Shakespeare and the textual problem
Unlike his contemporary Ben Jonson, Shakespeare did not have direct involvement in publishing his plays. The problem of identifying what Shakespeare actually wrote became a major concern for most modern editions. Textual corruptions stemming from printers’ errors, misreadings by compositors or simply wrongly scanned lines from the source material litter the Quartos and the First Folio. Additionally, in an age before standardised spelling, Shakespeare often wrote a word several times in a different spelling, and this may have contributed to some of the transcribers’ confusion. Modern editors have the task of reconstructing Shakespeare’s original words and expurgating errors as far as possible.
In some cases the textual solution presents few difficulties. In the case of Macbeth for example, scholars believe that someone (probably Thomas Middleton) adapted and shortened the original to produce the extant text published in the First Folio, but that remains our only authorised text. In others the text may have become manifestly corrupt or unreliable (Pericles or Timon of Athens) but no competing version exists. The modern editor can only regularise and correct erroneous readings that have survived into the printed versions.
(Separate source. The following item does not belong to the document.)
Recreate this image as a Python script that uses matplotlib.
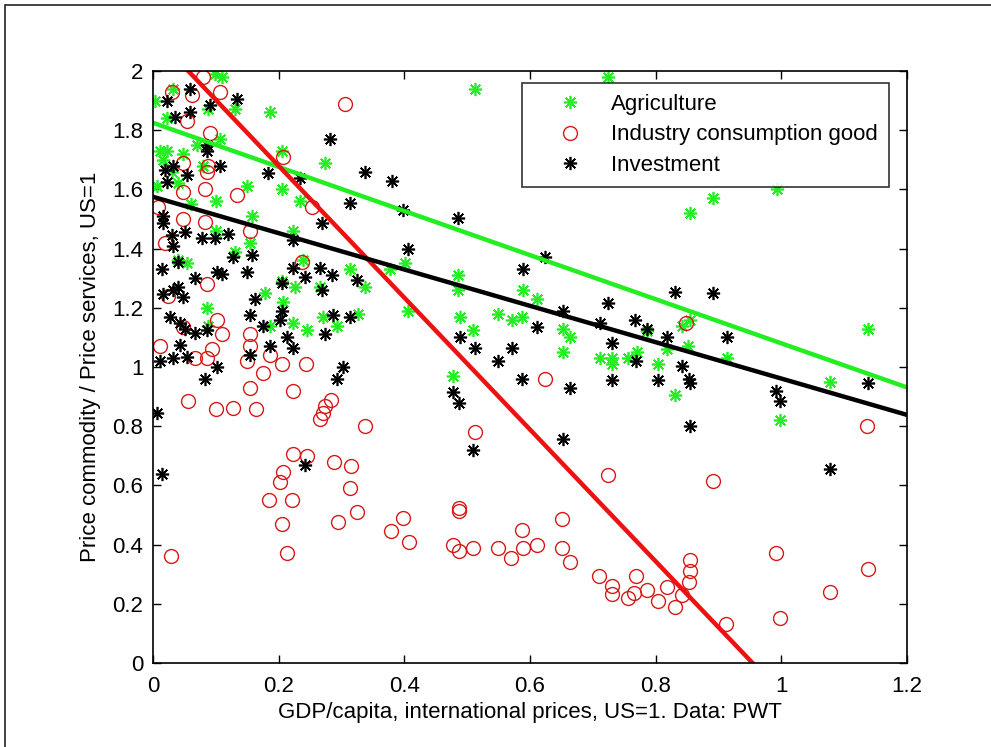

The textual problem can, however, become rather complicated. Modern scholarship now believes Shakespeare to have modified his plays through the years, sometimes leading to two existing versions of one play. To provide a modern text in such cases, editors must face the choice between the original first version and the later, revised, usually more theatrical version. In the past editors have resolved this problem by conflating the texts to provide what they believe to be a superior Ur-text, but critics now argue that to provide a conflated text would run contrary to Shakespeare’s intentions. In King Lear for example, two independent versions, each with their own textual integrity, exist in the Quarto and the Folio versions. Shakespeare’s changes here extend from the merely local to the structural. Hence the Oxford Shakespeare, published in 1986, provides two different versions of the play, each with respectable authority. The problem exists with at least four other Shakespearean plays (Henry IV, part 1, Hamlet, Troilus and Cressida, and Othello ).